Linux: +2.56x speedup¶
Linux process is the only pure-python implementation as (almost) all process info are gathered by reading files in the /proc filesystem. /proc files typically contain different information about the process and /proc/PID/stat and /proc/PID/status are the perfect examples. That's why on Linux we aggregate them in 3 groups. The relevant part of the Linux implementation can be seen here.

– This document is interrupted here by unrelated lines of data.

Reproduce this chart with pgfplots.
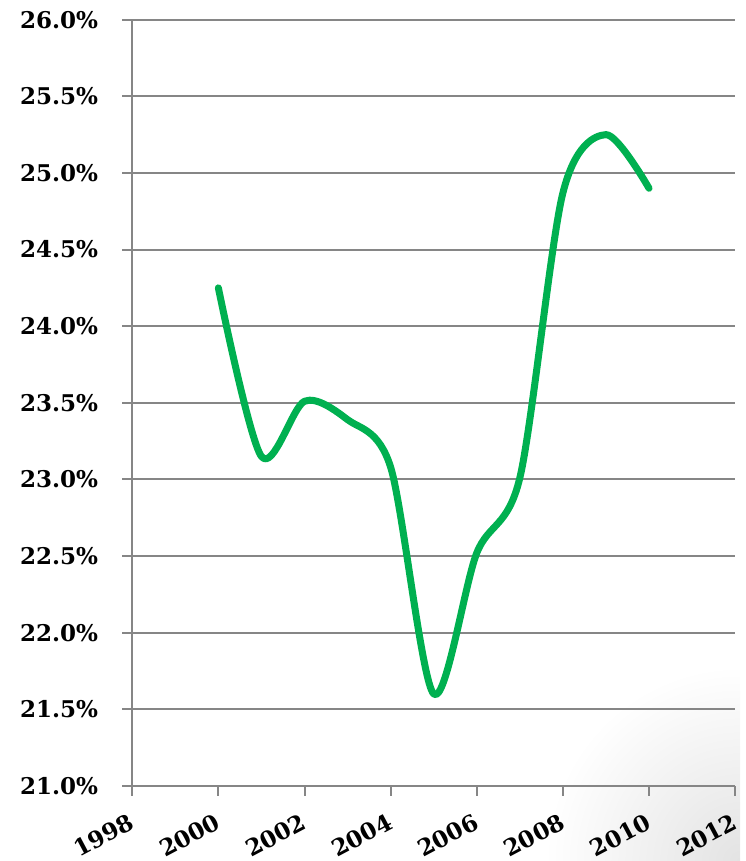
\documentclass[border={19pt 0pt 5pt 10pt}]{standalone}
\usepackage{pgfplots}
\pgfplotsset{compat=1.18}
\usepackage{fontspec}
\setmainfont{DejaVu Serif}
\definecolor{linegreen}{RGB}{0,176,80}
\definecolor{gridgray}{RGB}{134,134,134}
\begin{document}
\begin{tikzpicture}
\begin{scope}
  \clip (300pt,-75pt) rectangle (607pt,225pt);
  \shade[inner color=black!11, outer color=white] (607pt,-75pt) circle (195pt);
\end{scope}
\begin{axis}[
  at={(0pt,0pt)}, anchor=south west,
  width=602pt, height=765pt, scale only axis,
  xmin=1998, xmax=2012, ymin=21, ymax=26,
  xtick={1998,2000,2002,2004,2006,2008,2010,2012},
  ytick={21,21.5,22,22.5,23,23.5,24,24.5,25,25.5,26},
  ymajorgrids, grid style={gridgray, line width=2pt},
  axis x line*=bottom, axis y line*=left,
  axis line style={gridgray, line width=2pt, -},
  tick style={gridgray, line width=2pt},
  major tick length=10pt,
  tick align=outside,
  tick label style={font=\bfseries\fontsize{23}{26}\selectfont},
  /pgf/number format/assume math mode=true,
  /pgf/number format/1000 sep={},
  yticklabel={\pgfmathprintnumber[fixed,fixed zerofill,precision=1]{\tick}\%},
  yticklabel style={inner sep=1pt, xshift=-23pt},
  xticklabel style={xshift=-4pt, yshift=-15pt, rotate=28, anchor=north east, inner sep=1pt},
  clip=false,
]
\addplot[linegreen, line width=7pt, smooth, tension=0.5, line cap=round, line join=round]
  coordinates {
  (2000,24.25) (2001,23.15) (2002,23.51) (2003,23.39) (2004,23.08)
  (2005,21.60) (2006,22.52) (2007,23.01) (2008,24.87) (2009,25.25) (2010,24.90)
  };
\end{axis}
\end{tikzpicture}
\end{document}
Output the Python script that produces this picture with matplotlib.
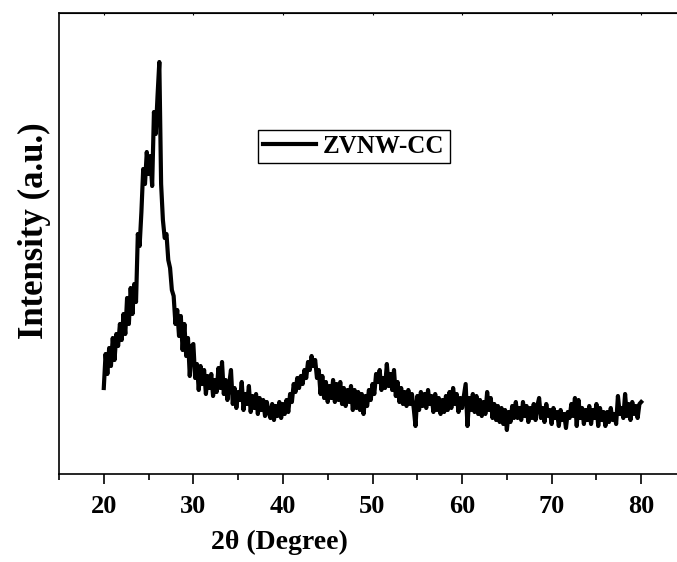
import numpy as np
import matplotlib
matplotlib.use('Agg')
import matplotlib.pyplot as plt
from matplotlib.ticker import MultipleLocator

# XRD pattern of ZVNW-CC (2theta step 0.2 deg, 20-80)
intensity = [
    86, 120, 100, 126, 108, 136, 114, 140, 128, 150,     # 20.0 - 21.8
    134, 160, 140, 176, 150, 186, 160, 190, 172, 240,    # 22.0 - 23.8
    228, 262, 305, 290, 322, 300, 318, 288, 362, 340,    # 24.0 - 25.8
    378, 412, 290, 254, 236, 240, 214, 206, 184, 178,    # 26.0 - 27.8
    150, 164, 138, 158, 124, 150, 118, 136, 98, 128,     # 28.0 - 29.8
    130, 96, 110, 84, 108, 90, 104, 80, 98, 86,          # 30.0 - 31.8
    100, 78, 94, 82, 106, 86, 112, 80, 94, 74,           # 32.0 - 33.8
    90, 104, 70, 86, 66, 82, 74, 92, 64, 80,             # 34.0 - 35.8
    70, 88, 62, 78, 66, 80, 60, 76, 64, 74,              # 36.0 - 37.8
    58, 72, 62, 56, 70, 54, 68, 58, 72, 56,              # 38.0 - 39.8
    70, 60, 74, 62, 80, 72, 90, 82, 96, 86,              # 40.0 - 41.8
    98, 90, 104, 96, 112, 104, 118, 108, 114, 96,        # 42.0 - 43.8
    104, 80, 98, 76, 92, 72, 88, 76, 94, 72,             # 44.0 - 45.8
    90, 74, 92, 70, 86, 68, 84, 72, 88, 64,              # 46.0 - 47.8
    84, 66, 82, 64, 80, 60, 78, 68, 84, 74,              # 48.0 - 49.8
    90, 80, 100, 92, 104, 84, 96, 86, 110, 88,           # 50.0 - 51.8
    100, 84, 104, 78, 92, 72, 86, 70, 82, 68,            # 52.0 - 53.8
    84, 70, 80, 66, 48, 78, 64, 82, 68, 80,              # 54.0 - 55.8
    66, 84, 70, 78, 62, 80, 64, 76, 60, 74,              # 56.0 - 57.8
    62, 78, 64, 82, 66, 86, 70, 80, 62, 76,              # 58.0 - 59.8
    66, 78, 90, 48, 76, 64, 80, 62, 78, 60,              # 60.0 - 61.8
    74, 58, 72, 60, 82, 64, 76, 56, 70, 54,              # 62.0 - 63.8
    68, 52, 66, 50, 64, 44, 62, 52, 68, 56,              # 64.0 - 65.8
    72, 56, 66, 54, 72, 58, 68, 52, 66, 56,              # 66.0 - 67.8
    70, 54, 68, 76, 56, 66, 52, 70, 58, 64,              # 68.0 - 69.8
    50, 66, 56, 62, 48, 64, 54, 60, 46, 62,              # 70.0 - 71.8
    56, 70, 58, 76, 48, 74, 56, 66, 50, 64,              # 72.0 - 73.8
    54, 68, 50, 64, 56, 70, 48, 66, 54, 62,              # 74.0 - 75.8
    48, 62, 52, 66, 54, 60, 50, 78, 60, 66,              # 76.0 - 77.8
    56, 80, 58, 70, 54, 72, 60, 68, 56, 70,              # 78.0 - 79.8
    72,                                                  # 80.0
]
two_theta = np.linspace(20, 80, len(intensity))
series_label = 'ZVNW-CC'

plt.rcParams['font.family'] = 'Liberation Serif'
plt.rcParams['font.weight'] = 'bold'

fig = plt.figure(figsize=(6.77, 5.62), dpi=100)
ax = fig.add_axes([59/677, 1 - 474/562, 627/677, 461/562])

ax.plot(two_theta, intensity, color='black', linewidth=3.0, label=series_label)

ax.set_xlim(15, 85)
ax.set_ylim(0, 461)
ax.xaxis.set_major_locator(MultipleLocator(10))
ax.xaxis.set_minor_locator(MultipleLocator(5))
ax.set_yticks([])

for s in ax.spines.values():
    s.set_linewidth(1.2)

# outward ticks at the bottom, tiny inward ones on top
ax.tick_params(axis='x', which='major', direction='out', length=7, width=1.2,
               labelsize=19, pad=8)
ax.tick_params(axis='x', which='minor', direction='out', length=4, width=1.2)
ax.secondary_xaxis('top').tick_params(axis='x', which='both', direction='in',
                                       length=1.5, width=0.8, labeltop=False)

ax.set_xlabel('2θ (Degree)', fontsize=20, fontweight='bold')
ax.xaxis.set_label_coords(0.352, -0.122)
ax.set_ylabel('Intensity (a.u.)', fontsize=25, fontweight='bold')
ax.yaxis.set_label_coords(-0.012, 0.527)

leg = ax.legend(loc='upper left', bbox_to_anchor=(258/677, 1 - 130/562),
                bbox_transform=fig.transFigure, fancybox=False, framealpha=1,
                edgecolor='black', fontsize=18, handlelength=2.1,
                handletextpad=0.3, borderpad=0.2, borderaxespad=0)
leg.get_frame().set_linewidth(1.0)

plt.savefig('out.png', dpi=100)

Windows: from +1.9x to +6.5x speedup¶
Windows is an interesting one. In normal circumstances, if we're querying a process owned by our user, we group together only process' num_threads(), num_ctx_switches() and num_handles(), getting a +1.9x speedup if we access those methods in one shot. Windows is particular though, because certain methods use a dual implementation: a "fast method" is attempted first, but if the process is owned by another user it fails with AccessDenied. In that case psutil falls back on using a second "slower" method (see here for example). The second method is slower because it iterates over all PIDs but differently than "plain" Windows APIs it can be used to get multiple info in one shot: num threads, context switches, handles, CPU times, create time and IO counters. That is why querying processes owned by other users results in an impressive +6.5 speedup.
OSX: +1.92x speedup¶
On OSX we can get 2 groups of information. With sysctl() syscall we get process parent PID, uids, gids, terminal, create time, name. With proc_info() syscall we get CPU times (for PIDs owned by another user) memory metrics and ctx switches. Not bad.
BSD: +2.18x speedup¶
BSD was an interesting one as we gather a tons of process info just by calling sysctl() (see implementation). In a single shot we get process name, ppid, status, uids, gids, IO counters, CPU and create times, terminal and ctx switches.